If you are like many homeowners, you’ve sunk a lot into your residence and it is one of your biggest assets.
And that may be one of the few things you have in common with other homeowners. One of the difficulties in offering advice to homeowners is that there are so many different situations. We’ve heard a lot in recent years about homes that are underwater and their owners who have no choice to stay put. But there are other people who have a good amount of equity in their homes because they bought before the bubble, were able to put down a large down payment, or live in one of the markets that never crashed or has already rebounded. Some will own their homes outright in retirement and others will carry a mortgage.
The common thread among all these homeowners is that all are moving closer to retirement, at which time they will need both a home to live in, and income on which to live. The tricky part about housing as an asset is that it’s an especially difficult one to liquidate. In some cases, investing in our homes is the wisest thing we can be doing with our money. But some houses truly can be money pits taking resources that would earn better returns elsewhere.
Time to Evaluate
If you’re a homeowner approaching your retirement years, it may be a good time to consider your home relative to your overall net worth and the income you’ll need to live on. It may also be a good time to make a change. Mortgage rates remain low but seem finally set to rise. Likewise, while the housing rebound has come in fits and starts, prices are rising in more and more markets. While everybody’s situation is different, here are some common scenarios.
You own your house outright. Congratulations. Your primary residence is likely worth more than many people’s 401Ks. And with that comes options. If you own more house than you are likely to need in retirement, downsizing while rates are still low could give you time to settle into a more size-appropriate home and free up assets for investing in stocks, mutual funds or annuities. Since selling a house carries several costs from closing fees to moving expenses, downsizing is a not always a smart move and certainly not something to be done lightly. But if you have incentive to free up some of your assets and separate yourself from some of your space, you could put yourself in a more comfortable position for retirement with both a home and additional assets to invest.

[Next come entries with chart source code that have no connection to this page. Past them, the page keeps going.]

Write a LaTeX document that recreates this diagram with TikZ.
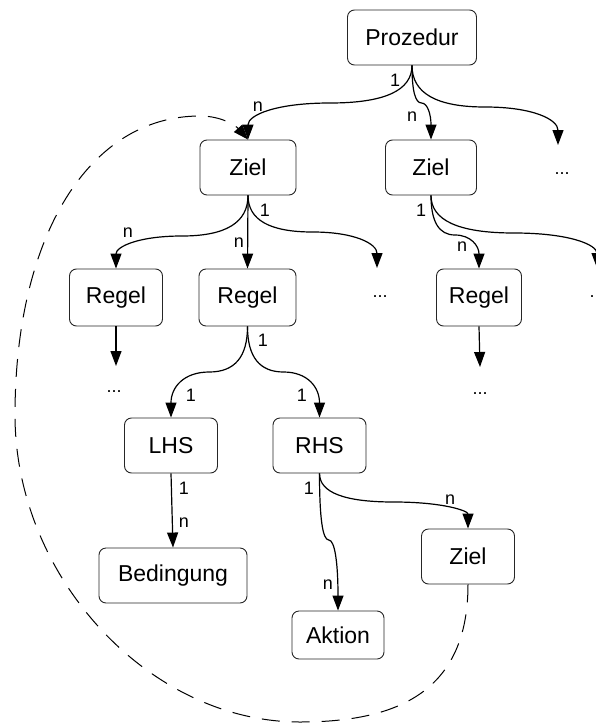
\documentclass[tikz,border=0pt]{standalone}
\usepackage{fontspec}
\setmainfont{Liberation Sans}
\usetikzlibrary{arrows.meta,calc}

% Curved orthogonal connector: down from the source, across at height #4, down into the target
\newcommand\bentflow[4][]{%
  \coordinate (bw1) at (#2 |- 0,#4);
  \coordinate (bw2) at (#3 |- 0,#4);
  \draw[flow,#1] (#2) .. controls ($(#2)!2/3!(bw1)$) and ($(bw1)!1/6!(bw2)$) .. ($(bw1)!.5!(bw2)$)
     .. controls ($(bw1)!5/6!(bw2)$) and ($(#3)!2/3!(bw2)$) .. (#3);
}

\tikzset{
  box/.style={draw=black!85, line width=0.9pt, rounded corners=7pt,
    font=\fontsize{23}{27}\selectfont, inner sep=0pt, align=center},
  flow/.style={line width=1.2pt, -{Triangle[length=15pt,width=11pt]}},
  mult/.style={font=\fontsize{18}{20}\selectfont, inner sep=0pt},
  more/.style={font=\fontsize{18}{20}\selectfont, inner sep=0pt, anchor=base},
  loopback/.style={line width=1pt, dash pattern=on 18pt off 12pt,
    -{Triangle[length=15pt,width=11pt]}}
}

\begin{document}
\begin{tikzpicture}[x=1pt,y=-1pt]
\useasboundingbox (0,0) rectangle (595,725);

% boxes
\node[box, minimum width=129pt, minimum height=55pt] (P)   at (412,37.5)  {Prozedur};
\node[box, minimum width=96pt,  minimum height=55pt] (Z1)  at (248,167.5) {Ziel};
\node[box, minimum width=91pt,  minimum height=55pt] (Z2)  at (431,167.5) {Ziel};
\node[box, minimum width=93pt,  minimum height=57pt] (R1)  at (116,297.5) {Regel};
\node[box, minimum width=97pt,  minimum height=57pt] (R2)  at (247.5,297.5) {Regel};
\node[box, minimum width=85pt,  minimum height=57pt] (R3)  at (479,297.5) {Regel};
\node[box, minimum width=93pt,  minimum height=55pt] (LHS) at (171,445.5) {LHS};
\node[box, minimum width=93pt,  minimum height=55pt] (RHS) at (319.5,445.5) {RHS};
\node[box, minimum width=148pt, minimum height=55pt] (Bed) at (173,575.5) {Bedingung};
\node[box, minimum width=92pt,  minimum height=48pt] (Akt) at (338,635)   {Aktion};
\node[box, minimum width=93pt,  minimum height=55pt] (Z3)  at (468,556.5) {Ziel};

% elided siblings
\node[more] (d1) at (562,174) {...};
\node[more] (d2) at (380,297) {...};
\node[more] (d3) at (114,392) {...};
\node[more] (d4) at (480,394) {...};
\node[more] (d5) at (597,297) {...};

% free arrow ends above the elided siblings
\coordinate (t1) at (558,145);
\coordinate (t2) at (377,268);
\coordinate (t3) at (116,366);
\coordinate (t4) at (480,367);
\coordinate (t5) at (597,268);

% Prozedur
\bentflow{P.south}{Z1.north}{103}
\bentflow{P.south}{Z2.north}{103}
\bentflow{P.south}{t1}{107}

% first Ziel
\bentflow{Z1.south}{R1.north}{236}
\draw[flow] (Z1.south) -- (R2.north);
\bentflow{Z1.south}{t2}{232}
\draw[flow] (R1.south) -- (t3);

% second Ziel
\bentflow{Z2.south}{R3.north}{235}
\bentflow{Z2.south}{t5}{233}
\draw[flow] (R3.south) -- (t4);

% Regel
\bentflow{R2.south}{LHS.north}{372}
\bentflow{R2.south}{RHS.north}{372}

% LHS / RHS
\draw[flow] (LHS.south) -- (Bed.north);
\bentflow{RHS.south}{Akt.north}{540}
\bentflow{RHS.south}{Z3.north}{502}

% recursion: Ziel refers back to Ziel
\draw[loopback] (Z3.south) .. controls (468,690) and (400,722) .. (300,722)
  .. controls (148,722) and (15,576) .. (15,415)
  .. controls (15,236) and (89,116) .. (200,116)
  .. controls (222,116) and (236,126) .. (Z1.north);

% multiplicities
\node[mult] (m1)  at (395,80)  {1};
\node[mult] (m2)  at (258,107) {n};
\node[mult] (m3)  at (412,117) {n};
\node[mult] (m4)  at (265,210) {1};
\node[mult] (m5)  at (128,233) {n};
\node[mult] (m6)  at (239,243) {n};
\node[mult] (m7)  at (421,210) {1};
\node[mult] (m8)  at (462,247) {n};
\node[mult] (m9)  at (263,340) {1};
\node[mult] (m10) at (191,395) {1};
\node[mult] (m11) at (302,395) {1};
\node[mult] (m12) at (184,488) {1};
\node[mult] (m13) at (184,523) {n};
\node[mult] (m14) at (309,488) {1};
\node[mult] (m15) at (328,585) {n};
\node[mult] (m16) at (450,500) {n};
\end{tikzpicture}
\end{document}
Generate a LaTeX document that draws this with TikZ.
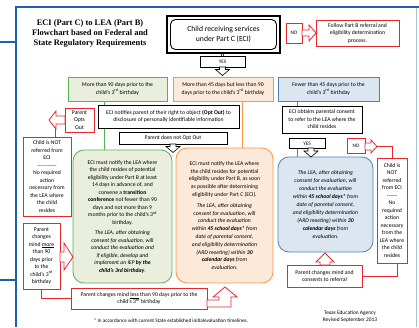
\documentclass[tikz,border=0pt]{standalone}
\usepackage{fontspec}
\setmainfont{Carlito}
\newfontfamily\titlefont{Liberation Serif}
\usetikzlibrary{calc}
\pgfdeclarelayer{bg}
\pgfsetlayers{bg,main}
\definecolor{framec}{RGB}{31,96,172}
\definecolor{gline}{RGB}{80,182,80}
\definecolor{gfill}{RGB}{233,238,221}
\definecolor{oline}{RGB}{247,150,70}
\definecolor{ofill}{RGB}{253,233,217}
\definecolor{bline}{RGB}{79,129,189}
\definecolor{bfill}{RGB}{220,230,241}
\definecolor{redc}{RGB}{232,38,43}
\begin{document}
\begin{tikzpicture}[x=1pt,y=-1pt,
  every node/.style={font=\fontsize{5.7}{7.5}\selectfont, align=center, inner sep=0pt, outer sep=0pt},
  blk/.style={draw=black, line width=0.7pt, fill=white},
  rbox/.style={draw=redc, line width=0.8pt, fill=white},
  gbox/.style={draw=gline, line width=0.8pt, fill=gfill},
  obox/.style={draw=oline, line width=0.8pt, fill=ofill},
  bbox/.style={draw=bline, line width=0.8pt, fill=bfill},
  rnd/.style={rounded corners=11pt},
  dbl/.style={draw=black!75, double=white, double distance=1.2pt, line width=0.55pt},
  barrow/.style={draw=black, line width=0.6pt, fill=white},
  rarrow/.style={draw=redc, line width=0.8pt, fill=white},
  redline/.style={draw=redc, line width=0.8pt},
  small/.style={font=\fontsize{5.2}{7}\selectfont},
]
\useasboundingbox (0,0) rectangle (419,327);

% frame
\draw[framec, line width=2pt] (0,42) -- (16,42);
\draw[framec, line width=2pt] (16,327) -- (16,7) -- (419,7);
\draw[framec, line width=2pt] (0,280) -- (16,280);
\draw[framec!40, line width=0.8pt] (416.5,8) -- (416.5,327);

% title
\node[font=\titlefont\bfseries\fontsize{8.4}{10}\selectfont] (title) at (90,34)
  {ECI (Part C) to LEA (Part B)\\Flowchart based on Federal and\\State Regulatory Requirements};

% top
\node[blk, line width=1.3pt, minimum width=113, minimum height=37, font=\fontsize{7.7}{10.5}\selectfont] (main) at (223.5,34.5)
  {Child receiving services\\under Part C (ECI)};
\draw[rounded corners=5pt, line width=0.9pt] ($(main.north west)+(3.5,3.5)$) rectangle ($(main.south east)+(-3.5,-3.5)$);
\node[rbox, minimum width=16, minimum height=20, small] (no1) at (294,33) {NO};
\node[rbox, minimum width=83, minimum height=26] (follow) at (357.5,33)
  {Follow Part B referral and\\eligibility determination\\process.};
\node[blk, minimum width=45, minimum height=11, small] (yes1) at (222.5,61.5) {YES};

% condition boxes
\node[gbox, minimum width=99, minimum height=24] (gcond) at (117.5,89)
  {More than 90 days prior to the\\child's 3\textsuperscript{rd} birthday};
\node[obox, minimum width=100, minimum height=24] (ocond) at (223,89)
  {More than 45 days but less than 90\\days prior to the child's 3\textsuperscript{rd} birthday};
\node[bbox, minimum width=101, minimum height=24] (bcond) at (328.5,89)
  {Fewer than 45 days prior to the\\child's 3\textsuperscript{rd} birthday};

% left branch
\node[blk, minimum width=141, minimum height=23] (notify) at (168.5,116.5)
  {ECI notifies parent of their right to object \textbf{(Opt Out)} to\\disclosure of personally identifiable information};
\node[rbox, minimum width=29, minimum height=24] (popt) at (79.5,120) {Parent\\Opts\\Out};
\node[blk, minimum width=108, minimum height=12] (nooptout) at (173,138) {Parent does not Opt Out};
\node[rbox, minimum width=48, minimum height=79] (childL) at (47,176.5)
  {Child is NOT\\referred from\\ECI\\{-}{-}{-}{-}{-}{-}{-}{-}{-}{-}{-}\\No required\\action\\necessary from\\the LEA where\\the child\\resides};
\node[rbox, minimum width=37, minimum height=66] (pchange) at (41.5,256)
  {Parent\\changes\\mind \underline{more}\\than 90\\days prior\\to the\\child's 3\textsuperscript{rd}\\birthday};
\node[rbox, minimum width=136, minimum height=21] (less) at (139,298.5)
  {Parent changes mind \underline{less} than 90 days prior to the\\child's 3\textsuperscript{rd} birthday};

% rounded boxes
\node[gbox, rnd, minimum width=99, minimum height=133] (grnd) at (122.5,216.5)
  {ECI must notify the LEA where\\the child resides of potential\\eligibility under Part B at least\\14 days in advance of, and\\convene a \textbf{transition}\\\textbf{conference} not fewer than 90\\days and not more than 9\\months prior to the child's 3\textsuperscript{rd}\\birthday.\\[3pt]
  \textit{The LEA, after obtaining}\\\textit{consent for evaluation, will}\\\textit{conduct the evaluation and}\\\textit{if eligible, develop and}\\\textit{implement an IEP} \textbf{\textit{by the}}\\\textbf{\textit{child's 3rd birthday}}.};
\node[obox, rnd, minimum width=97, minimum height=135, font=\fontsize{5.7}{7.8}\selectfont] (ornd) at (224.5,215.5)
  {ECI must notify the LEA where\\the child resides for potential\\eligibility under Part B, as soon\\as possible after determining\\eligibility under Part C (ECI).\\[3pt]
  \textit{The LEA, after obtaining}\\\textit{consent for evaluation, will}\\\textit{conduct the evaluation}\\\textit{within} \textbf{\textit{45 school days*}} \textit{from}\\\textit{date of parental consent,}\\\textit{and eligibility determination}\\\textit{(ARD meeting) within} \textbf{\textit{30}}\\\textbf{\textit{calendar days}} \textit{from}\\\textit{evaluation.}};
\node[bbox, rnd, minimum width=95, minimum height=95, font=\fontsize{5.7}{8}\selectfont] (brnd) at (325.5,204.5)
  {\textit{The LEA, after obtaining}\\\textit{consent for evaluation, will}\\\textit{conduct the evaluation}\\\textit{within} \textbf{\textit{45 school days*}} \textit{from}\\\textit{date of parental consent,}\\\textit{and eligibility determination}\\\textit{(ARD meeting) within} \textbf{\textit{30}}\\\textbf{\textit{calendar days}} \textit{from}\\\textit{evaluation.}};

% right branch
\node[blk, minimum width=80, minimum height=27] (obtain) at (322,119.5)
  {ECI obtains parental consent\\to refer to the LEA where the\\child resides};
\node[blk, minimum width=36, minimum height=10, small] (yes2) at (307,143.5) {YES};
\node[rbox, minimum width=18, minimum height=15, small] (no2) at (356,145.5) {NO};
\node[rbox, minimum width=30, minimum height=105] (childR) at (392,210.5)
  {Child is\\NOT\\referred\\from ECI\\{-}{-}{-}{-}{-}{-}\\No\\required\\action\\necessary\\from the\\LEA where\\the child\\resides};
\node[rbox, minimum width=75, minimum height=22] (consent) at (324.5,276)
  {Parent changes mind and\\consents to referral};

% footer
\node[small] (foot) at (171,321) {* In accordance with current State established initialevaluation timelines.};
\node[font=\fontsize{5.4}{7.2}\selectfont] (tea) at (350,316.5) {Texas Education Agency\\Revised September 2013};

% helper coordinates
\coordinate (c104) at (104,0);
\coordinate (c145) at (145,0);
\coordinate (c202) at (202,0);
\coordinate (c242) at (242,0);
\coordinate (c297) at (297,0);
\coordinate (c357) at (357,0);
\coordinate (c397) at (397,0);
\coordinate (tipR) at (377,146.5);
\coordinate (poptc) at (55,127);

% connectors behind
\begin{pgfonlayer}{bg}
\draw[dbl] (no1.west -| main.east) -- (no1.west);
\draw[dbl] (yes1.north |- main.south) -- (yes1.north);
\draw[dbl] (gcond.east) -- (ocond.west);
\draw[dbl] (ocond.east) -- (bcond.west);
\draw[dbl] (gcond.south -| c145) -- (notify.north -| c145);
\draw[dbl] (ocond.south -| c202) -- (notify.north -| c202);
\draw[gline, line width=0.8pt] (gcond.south -| c104) -- (grnd.north -| c104);
\draw[oline, line width=0.8pt] (ocond.south -| c242) -- (ornd.north -| c242);
\draw[bline, line width=0.8pt] (bcond.south -| c297) -- (brnd.north -| c297);
\draw[dbl] (popt.east) -- (popt.east -| notify.west);
\draw[dbl] (nooptout.north |- notify.south) -- (nooptout.north);
\draw[dbl] (obtain.north |- bcond.south) -- (obtain.north);
\draw[dbl] (obtain.south -| c297) -- (yes2.north -| c297);
\draw[dbl] (obtain.south -| c357) -- (no2.north -| c357);
\draw[redline] (pchange.south) |- (less.west);
\draw[redline] (childR.south -| c397) |- (consent.east);
\draw[redline] (tipR) -| (childR.north);
\draw[redline] (poptc) -- (childL.north -| poptc);
\end{pgfonlayer}

% block arrows
\draw[rarrow] (302,30)--(309,30)--(309,25)--(316,33)--(309,41)--(309,36)--(302,36)--cycle;
\draw[barrow] (219.5,67)--(219.5,69.5)--(215.5,69.5)--(222.5,75.5)--(229.5,69.5)--(225.5,69.5)--(225.5,67)--cycle;
\draw[barrow] (170,144)--(170,146.5)--(166,146.5)--(173,152.5)--(180,146.5)--(176,146.5)--(176,144)--cycle;
\draw[rarrow] (65,116)--(56,116)--(56,111)--(49,120)--(56,129)--(56,124)--(65,124)--cycle;
\draw[rarrow] (60,252)--(64,252)--(64,243)--(73,257)--(64,270)--(64,262)--(60,262)--cycle;
\draw[rarrow] (207,300)--(219,300)--(219,297)--(213,297)--(225,287)--(237,297)--(231,297)--(231,307)--(207,307)--cycle;
\draw[barrow] (308,148)--(308,151)--(304,151)--(311,157)--(318,151)--(314,151)--(314,148)--cycle;
\draw[rarrow] (365,143)--(371,143)--(371,140)--(377,146.5)--(371,153)--(371,150)--(365,150)--cycle;
\draw[rarrow] (320,265)--(320,262)--(316,262)--(325,253)--(334,262)--(330,262)--(330,265)--cycle;
\end{tikzpicture}
\end{document}
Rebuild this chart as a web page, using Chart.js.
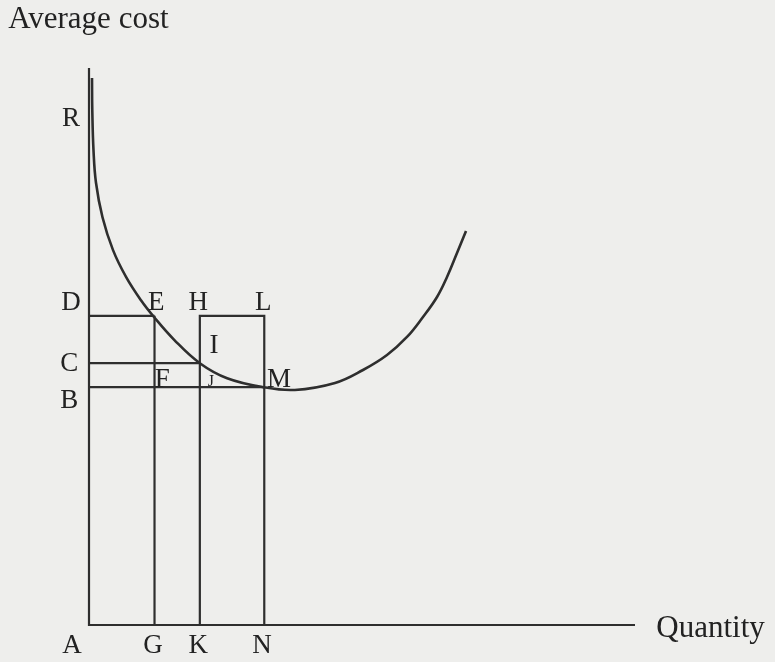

You carry a small mortgage. Small, of course, is a relative term when it comes to mortgages, but for the purposes of this discussion it means a manageable mortgage that isn’t breaking the bank. And outside of owning a home outright, it’s the best position you could be in. The question to ask yourself in this situation is this: Would you be better off with no mortgage, and does it make sense to downsize to get there? Calculate how your income in retirement will change and consider whether you can make up the shortage with a less expensive home and a smaller mortgage.
You’re underwater or carrying a large mortgage. As years of turmoil, and often failed policies in the housing market underscore, there’s often not an easy solution for homeowners who feel stuck under too much house. Short selling could hurt your credit rating and make it more difficult to buy a more affordable home at a good interest rate. If the house is enough of a weight that you feel you must dispose of it, you could sell it at below cost and contemplate a rental, but beware. Renting is not a good way to accumulate wealth unless you have a bucket of savings that can be invested. It’s not ideal but, if you can afford to do so, the best option for underwater homeowners is often to stay put.
You don’t own a home. Unless you have the cash to purchase a home outright, buying a home as you’re approaching retirement could leave you more debt-heavy than asset-rich. And while it’s appealing to have a place of your own in which to grow old, the important thing to consider is the opportunity cost, or the value of the option you’ve foregone. Will you use money that might otherwise have been invested elsewhere? And is the tradeoff worth it? The answer depends very much on your individual balance sheet. The important thing is to run the numbers.
There are a lot of good reasons why home ownership has long been an American dream. Homes can be our identity, our security, and, as noted, one of our major assets. But as assets, homes need to be considered without some of the emotion that typically accompanies buying and owning a home.
Love your home, then run the numbers to find the right place to call home in retirement.